Juillet…
… où les féries judiciaires de mi-juillet approchent à grand pas. Le rythme s’accélère, la respiration se fait courte. Non pas cette année que le client lambda s’imagine toujours que l’on va régler sa procédure avant de partir à la plage. Cette année, la tendance est inverse. Ils sont étonnamment nombreux à vouloir ouvrir un procès AVANT la pause aoutienne.
Est-ce le dérèglement climatique ? Une météo pourrie change-t-elle les velléités procédurales du justiciable ? On devrait peut-être demander ce qu’en pense Strasbourg…

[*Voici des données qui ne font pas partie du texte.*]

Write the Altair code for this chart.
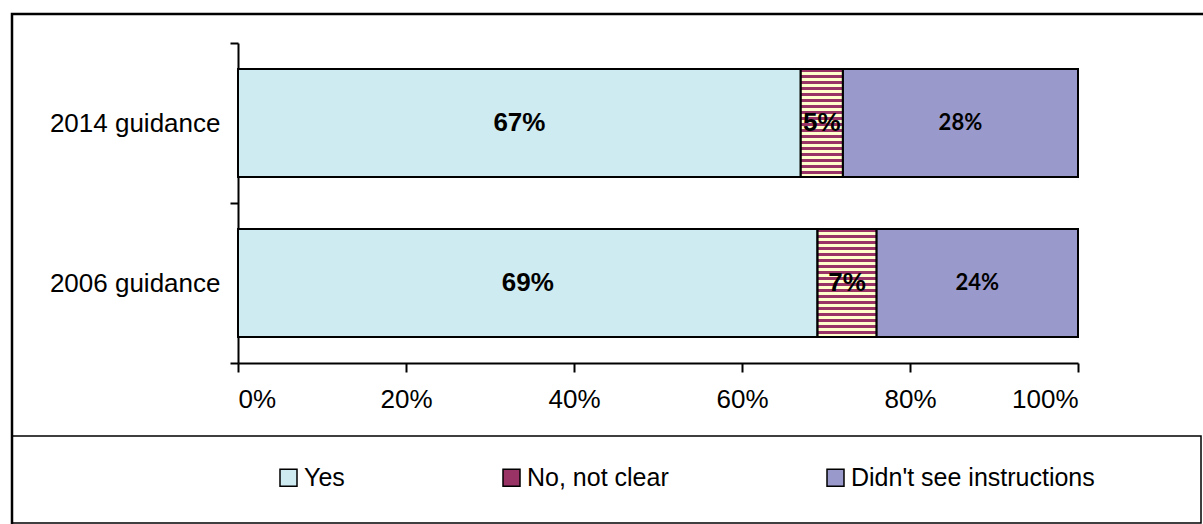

Ou alors, y aurait-il une embellie économique sur les bords de la Cité des Zaehringen ?
Difficile à dire…
Toujours est-il que, alors que les magistrats commencent à ranger leur bureau en attendant le 15 juillet, les photocopieuses tournent à plein régime chez les avocats. Et on se bouscule comme devant un check in aux guichets des greffes…
Relax ! Summer is coming
Le 4…
… où l’on a beau être un fervent adepte du renouveau technique des méthodes de travail, force est de constater que rien ne vaut un entretien face to face bien préparé, quand il faut débattre d’un sujet-clé et d’une stratégie à mettre en place.

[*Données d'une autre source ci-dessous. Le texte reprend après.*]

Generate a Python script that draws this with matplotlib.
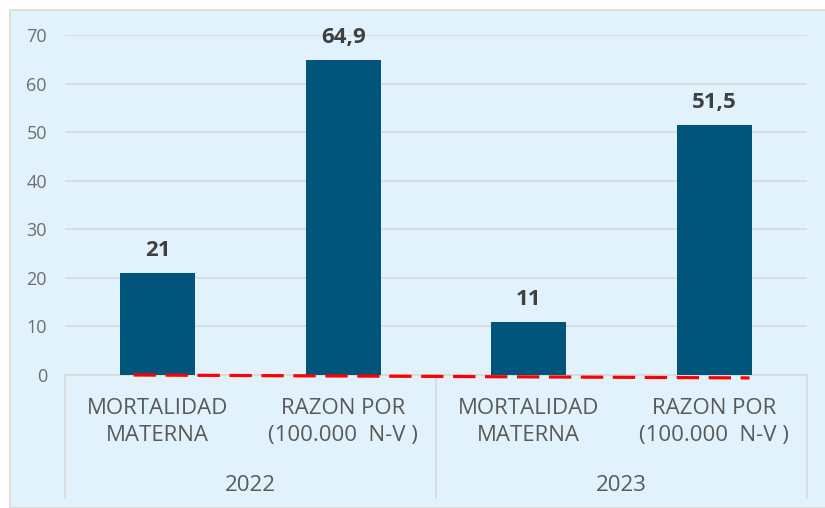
import matplotlib.pyplot as plt
from matplotlib.patches import Rectangle

categories = ["MORTALIDAD\nMATERNA", "RAZON POR\n(100.000  N-V )",
              "MORTALIDAD\nMATERNA", "RAZON POR\n(100.000  N-V )"]
years = ["2022", "2023"]
values = [21, 64.9, 11, 51.5]
value_labels = ["21", "64,9", "11", "51,5"]
trend_x = [-0.13, 3.19]
trend_y = [0.0, -0.6]

BAR = "#02557A"
BG = "#E1F2FC"
TXT = "#595959"

plt.rcParams["font.family"] = ["Open Sans", "DejaVu Sans"]

fig = plt.figure(figsize=(8.25, 5.08), dpi=100)
fig.patch.set_facecolor("white")
fig.add_artist(Rectangle((10 / 825, 0), 1, 1 - 10 / 508, transform=fig.transFigure,
                         facecolor=BG, edgecolor="#D9D9D9", lw=1.2, zorder=0))

ax = fig.add_axes([65 / 825, 1 - 375 / 508, (807 - 65) / 825, 340 / 508])
ax.set_facecolor("none")
x = list(range(len(values)))
ax.bar(x, values, width=0.405, color=BAR, zorder=3)
for xi, v, lab in zip(x, values, value_labels):
    ax.text(xi, v + 3.4, lab, ha="center", va="baseline", fontsize=16,
            fontweight="bold", color="#404040")
ax.plot(trend_x, trend_y, color="#FF0000", ls=(0, (7, 3)), lw=2.3, zorder=6,
        clip_on=False)

ax.set_xlim(-0.5, 3.5)
ax.set_ylim(0, 70)
ax.set_yticks(range(0, 71, 10))
ax.tick_params(axis="y", length=0, labelsize=13, labelcolor="#6E6E6E", pad=13)
ax.yaxis.grid(True, color="#D9D9D9", lw=1.2, zorder=0)
ax.set_xticks([])
for s in ["top", "right", "left"]:
    ax.spines[s].set_visible(False)
ax.spines["bottom"].set_color("#D9D9D9")
ax.spines["bottom"].set_linewidth(1.2)

# two-level category axis
trans = ax.get_xaxis_transform()
for xi, cat in zip(x, categories):
    ax.text(xi, -0.138, cat, transform=trans, ha="center", va="center",
            fontsize=16, color=TXT, linespacing=1.35)
for i, yr in enumerate(years):
    ax.text(2 * i + 0.5, -0.324, yr, transform=trans, ha="center", va="center",
            fontsize=16, color=TXT)
for xs in [-0.5, 1.5, 3.5]:
    ax.plot([xs, xs], [0, -0.362], transform=trans, color="#D9D9D9", lw=1.2,
            clip_on=False)

fig.savefig("out.png", dpi=100)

Et cela ne tient pas seulement à l’interlocuteur. Ici un vieux briscard, habitué à régler les affaires avec une poignée de mains. Tu veux passer à l’Etude et qu’on en discute ou je t’envoie un lien pour une vidéoconférence ? … Laisse tomber tes gadgets. Je peux encore conduire jusque chez toi.
En 20′, tout est dit et chacun sait où en est l’autre.
Les plus jeunes fonctionnent comme devant l’écran de leur téléphone. On allume, on appelle. Et, après seulement, on réfléchit à ce qu’on va dire.
Teams, Zoom et autres, sont des outils géniaux pour communiquer. Bien plus efficace qu’une conversation téléphonique. Voir l’autre crée tout de même un lien plus fort qu’avec une voix désincarnée dans l’écouteur. Et on ne parle même pas des documents qu’on peut consulter ensemble et amender en ligne.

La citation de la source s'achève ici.